15. In fact, this Court in Fena Pvt. Ltd. vs. ACIT Circle 7-1 & Anr. In W.P.(C) 6553/2022 had quashed the order passed under Section 148A(d) (of Income Tax Act, 1961) in similar circumstances i.e. where Assessing Officer had not taken into consideration the replies along with the documents/evidences filed by the assessee before passing the order under Section 148A(d) (of Income Tax Act, 1961).


SIGNIFICANCE OF ISSUANCE OF A SHOW CAUSE NOTICE AT A STAGE PRIOR TO ISSUANCE OF A REASSESSMENT NOTICE UNDER SECTION 148 OF THE ACT HAS BEEN LOST ON THE RESPONDENTS.

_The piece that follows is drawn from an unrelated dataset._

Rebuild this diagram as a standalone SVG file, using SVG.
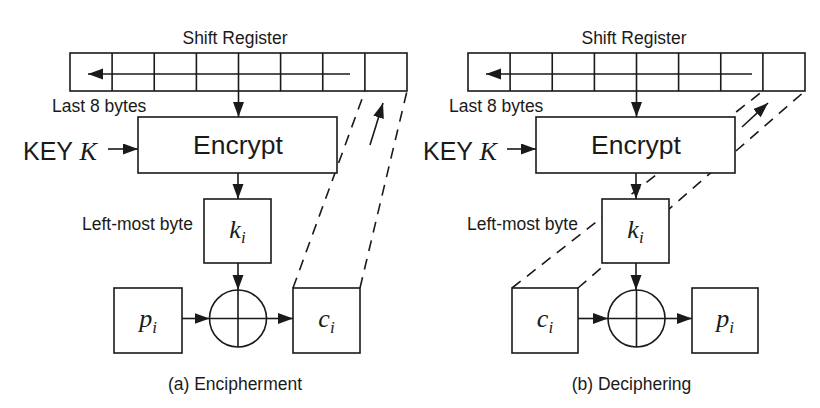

16. This Court is of the opinion that significance of issuance of a show cause notice at a stage prior to issuance of a reassessment notice under Section 148 (of Income Tax Act, 1961) has been lost on the Respondents. This Court takes judicial notice that in a majority of reassessment cases post 1st April, 2021, the orders under Section 148A(d) (of Income Tax Act, 1961) use a template / general reason to reject the defence of the assessee on merits, namely, “found devoid of any merit because the assessee company has failed to produce the relevant documents in respect of transactions mentioned in show cause notice........it is established that the assessee has no proper explanation......” Consequently, this Court is of the opinion that a progressive as well as futuristic scheme of re-assessment whose intent is laudatory has in its implementation not only been rendered nugatory but has also had an unintended opposite result.


RELIEF


17. Consequently, the impugned order dated 04th April, 2022 issued under Section 148A(d) (of Income Tax Act, 1961) and the notice dated 04th April, 2022 issued under Section 148 (of Income Tax Act, 1961) are quashed and the matter is remanded back to the Assessing Officer for a fresh determination. The Assessing Officer is directed to pass a fresh reasoned order under Section 148A(d) (of Income Tax Act, 1961) after considering the Petitioner’s detailed reply dated 31st March, 2022 in accordance with law within eight weeks. In the event the Assessing Officer wants certain clarifications or would like the Petitioner’s response to any specific information received by the revenue, it shall be at liberty to give a supplementary notice.


18. With the aforesaid directions, present writ petition along with pending application stands disposed of. The learned counsel for the Respondent- revenue is directed to forward a copy of this order to the CBDT for necessary information and action.